**Given data**
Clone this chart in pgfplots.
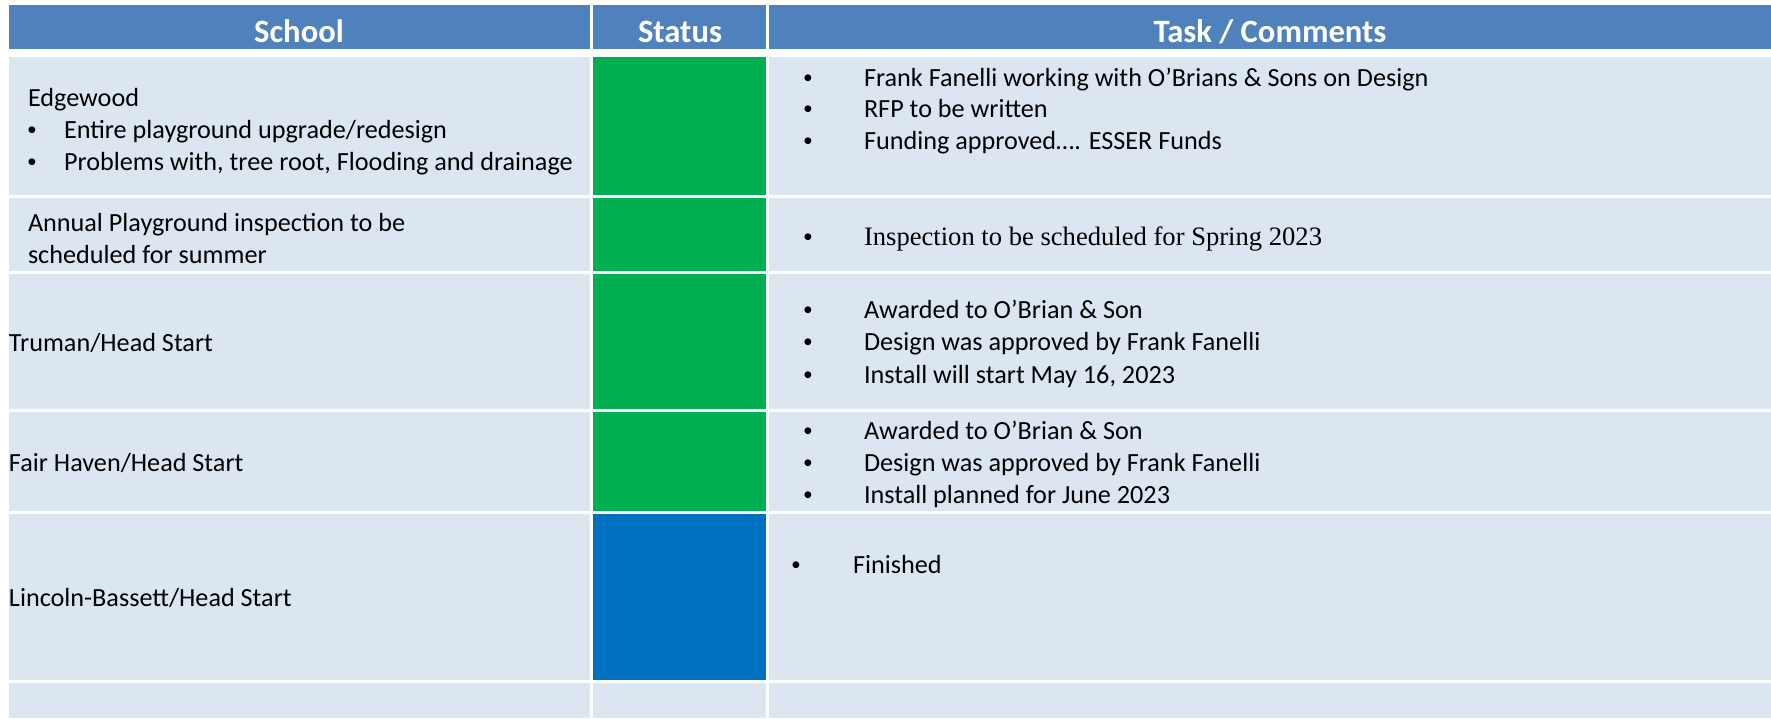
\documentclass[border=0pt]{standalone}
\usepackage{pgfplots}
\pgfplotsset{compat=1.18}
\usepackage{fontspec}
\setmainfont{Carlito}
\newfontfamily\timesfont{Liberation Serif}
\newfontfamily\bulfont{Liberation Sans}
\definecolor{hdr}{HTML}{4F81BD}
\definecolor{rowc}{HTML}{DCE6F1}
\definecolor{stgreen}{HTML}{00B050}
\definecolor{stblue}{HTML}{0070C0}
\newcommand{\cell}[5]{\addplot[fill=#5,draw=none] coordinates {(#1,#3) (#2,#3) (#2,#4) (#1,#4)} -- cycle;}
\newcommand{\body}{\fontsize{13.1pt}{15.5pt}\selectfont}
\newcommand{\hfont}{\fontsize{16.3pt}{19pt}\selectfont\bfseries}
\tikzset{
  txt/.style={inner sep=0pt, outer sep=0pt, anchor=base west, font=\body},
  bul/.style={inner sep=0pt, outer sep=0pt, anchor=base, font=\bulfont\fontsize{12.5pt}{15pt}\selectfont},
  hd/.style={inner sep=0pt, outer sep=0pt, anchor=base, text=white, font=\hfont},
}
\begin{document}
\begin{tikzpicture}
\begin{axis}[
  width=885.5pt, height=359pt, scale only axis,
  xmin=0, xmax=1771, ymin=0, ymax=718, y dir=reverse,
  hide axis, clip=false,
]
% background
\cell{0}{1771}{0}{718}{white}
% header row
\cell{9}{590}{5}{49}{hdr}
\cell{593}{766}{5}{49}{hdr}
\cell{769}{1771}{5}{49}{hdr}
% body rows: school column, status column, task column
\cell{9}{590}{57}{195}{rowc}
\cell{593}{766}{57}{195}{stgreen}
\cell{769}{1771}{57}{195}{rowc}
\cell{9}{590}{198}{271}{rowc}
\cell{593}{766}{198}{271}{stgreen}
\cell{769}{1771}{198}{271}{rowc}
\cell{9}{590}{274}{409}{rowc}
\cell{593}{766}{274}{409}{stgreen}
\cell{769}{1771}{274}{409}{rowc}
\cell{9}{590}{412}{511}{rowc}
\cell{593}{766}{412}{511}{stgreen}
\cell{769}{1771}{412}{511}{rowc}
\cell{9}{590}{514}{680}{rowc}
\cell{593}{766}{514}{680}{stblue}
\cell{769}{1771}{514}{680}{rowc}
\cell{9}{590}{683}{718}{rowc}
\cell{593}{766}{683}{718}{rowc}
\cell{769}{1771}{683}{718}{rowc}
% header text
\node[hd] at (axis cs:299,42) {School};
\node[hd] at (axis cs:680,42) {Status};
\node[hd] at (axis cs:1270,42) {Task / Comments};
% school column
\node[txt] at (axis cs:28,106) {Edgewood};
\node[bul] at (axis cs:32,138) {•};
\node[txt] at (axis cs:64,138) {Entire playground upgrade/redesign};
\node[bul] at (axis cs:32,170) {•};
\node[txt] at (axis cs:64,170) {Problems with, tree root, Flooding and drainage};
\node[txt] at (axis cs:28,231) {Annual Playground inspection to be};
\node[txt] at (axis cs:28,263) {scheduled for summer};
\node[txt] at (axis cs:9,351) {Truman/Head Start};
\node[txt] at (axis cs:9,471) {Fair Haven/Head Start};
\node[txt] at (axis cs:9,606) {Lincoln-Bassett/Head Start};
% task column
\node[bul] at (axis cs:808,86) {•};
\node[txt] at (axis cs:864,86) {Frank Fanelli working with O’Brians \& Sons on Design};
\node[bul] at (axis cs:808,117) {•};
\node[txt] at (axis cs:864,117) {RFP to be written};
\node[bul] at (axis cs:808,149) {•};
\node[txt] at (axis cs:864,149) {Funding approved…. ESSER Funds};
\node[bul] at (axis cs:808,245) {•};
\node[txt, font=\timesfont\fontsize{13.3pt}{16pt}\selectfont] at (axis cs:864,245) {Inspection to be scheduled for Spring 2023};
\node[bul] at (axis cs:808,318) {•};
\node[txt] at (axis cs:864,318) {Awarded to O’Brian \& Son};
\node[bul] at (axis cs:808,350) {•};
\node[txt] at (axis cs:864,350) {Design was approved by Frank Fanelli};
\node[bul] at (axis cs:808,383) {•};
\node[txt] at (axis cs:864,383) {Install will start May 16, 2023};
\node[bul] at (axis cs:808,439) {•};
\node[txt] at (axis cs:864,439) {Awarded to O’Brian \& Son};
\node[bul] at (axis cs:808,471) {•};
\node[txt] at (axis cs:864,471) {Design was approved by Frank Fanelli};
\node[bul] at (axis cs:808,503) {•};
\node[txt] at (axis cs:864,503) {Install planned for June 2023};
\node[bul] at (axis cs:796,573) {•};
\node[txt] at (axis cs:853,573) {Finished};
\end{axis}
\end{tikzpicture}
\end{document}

**Task**
Transcribe all the lines above exactly, apart from the pictures.

**Answer to this task**
Clone this chart in pgfplots.
\documentclass[border=0pt]{standalone}
\usepackage{pgfplots}
\pgfplotsset{compat=1.18}
\usepackage{fontspec}
\setmainfont{Carlito}
\newfontfamily\timesfont{Liberation Serif}
\newfontfamily\bulfont{Liberation Sans}
\definecolor{hdr}{HTML}{4F81BD}
\definecolor{rowc}{HTML}{DCE6F1}
\definecolor{stgreen}{HTML}{00B050}
\definecolor{stblue}{HTML}{0070C0}
\newcommand{\cell}[5]{\addplot[fill=#5,draw=none] coordinates {(#1,#3) (#2,#3) (#2,#4) (#1,#4)} -- cycle;}
\newcommand{\body}{\fontsize{13.1pt}{15.5pt}\selectfont}
\newcommand{\hfont}{\fontsize{16.3pt}{19pt}\selectfont\bfseries}
\tikzset{
  txt/.style={inner sep=0pt, outer sep=0pt, anchor=base west, font=\body},
  bul/.style={inner sep=0pt, outer sep=0pt, anchor=base, font=\bulfont\fontsize{12.5pt}{15pt}\selectfont},
  hd/.style={inner sep=0pt, outer sep=0pt, anchor=base, text=white, font=\hfont},
}
\begin{document}
\begin{tikzpicture}
\begin{axis}[
  width=885.5pt, height=359pt, scale only axis,
  xmin=0, xmax=1771, ymin=0, ymax=718, y dir=reverse,
  hide axis, clip=false,
]
% background
\cell{0}{1771}{0}{718}{white}
% header row
\cell{9}{590}{5}{49}{hdr}
\cell{593}{766}{5}{49}{hdr}
\cell{769}{1771}{5}{49}{hdr}
% body rows: school column, status column, task column
\cell{9}{590}{57}{195}{rowc}
\cell{593}{766}{57}{195}{stgreen}
\cell{769}{1771}{57}{195}{rowc}
\cell{9}{590}{198}{271}{rowc}
\cell{593}{766}{198}{271}{stgreen}
\cell{769}{1771}{198}{271}{rowc}
\cell{9}{590}{274}{409}{rowc}
\cell{593}{766}{274}{409}{stgreen}
\cell{769}{1771}{274}{409}{rowc}
\cell{9}{590}{412}{511}{rowc}
\cell{593}{766}{412}{511}{stgreen}
\cell{769}{1771}{412}{511}{rowc}
\cell{9}{590}{514}{680}{rowc}
\cell{593}{766}{514}{680}{stblue}
\cell{769}{1771}{514}{680}{rowc}
\cell{9}{590}{683}{718}{rowc}
\cell{593}{766}{683}{718}{rowc}
\cell{769}{1771}{683}{718}{rowc}
% header text
\node[hd] at (axis cs:299,42) {School};
\node[hd] at (axis cs:680,42) {Status};
\node[hd] at (axis cs:1270,42) {Task / Comments};
% school column
\node[txt] at (axis cs:28,106) {Edgewood};
\node[bul] at (axis cs:32,138) {•};
\node[txt] at (axis cs:64,138) {Entire playground upgrade/redesign};
\node[bul] at (axis cs:32,170) {•};
\node[txt] at (axis cs:64,170) {Problems with, tree root, Flooding and drainage};
\node[txt] at (axis cs:28,231) {Annual Playground inspection to be};
\node[txt] at (axis cs:28,263) {scheduled for summer};
\node[txt] at (axis cs:9,351) {Truman/Head Start};
\node[txt] at (axis cs:9,471) {Fair Haven/Head Start};
\node[txt] at (axis cs:9,606) {Lincoln-Bassett/Head Start};
% task column
\node[bul] at (axis cs:808,86) {•};
\node[txt] at (axis cs:864,86) {Frank Fanelli working with O’Brians \& Sons on Design};
\node[bul] at (axis cs:808,117) {•};
\node[txt] at (axis cs:864,117) {RFP to be written};
\node[bul] at (axis cs:808,149) {•};
\node[txt] at (axis cs:864,149) {Funding approved…. ESSER Funds};
\node[bul] at (axis cs:808,245) {•};
\node[txt, font=\timesfont\fontsize{13.3pt}{16pt}\selectfont] at (axis cs:864,245) {Inspection to be scheduled for Spring 2023};
\node[bul] at (axis cs:808,318) {•};
\node[txt] at (axis cs:864,318) {Awarded to O’Brian \& Son};
\node[bul] at (axis cs:808,350) {•};
\node[txt] at (axis cs:864,350) {Design was approved by Frank Fanelli};
\node[bul] at (axis cs:808,383) {•};
\node[txt] at (axis cs:864,383) {Install will start May 16, 2023};
\node[bul] at (axis cs:808,439) {•};
\node[txt] at (axis cs:864,439) {Awarded to O’Brian \& Son};
\node[bul] at (axis cs:808,471) {•};
\node[txt] at (axis cs:864,471) {Design was approved by Frank Fanelli};
\node[bul] at (axis cs:808,503) {•};
\node[txt] at (axis cs:864,503) {Install planned for June 2023};
\node[bul] at (axis cs:796,573) {•};
\node[txt] at (axis cs:853,573) {Finished};
\end{axis}
\end{tikzpicture}
\end{document}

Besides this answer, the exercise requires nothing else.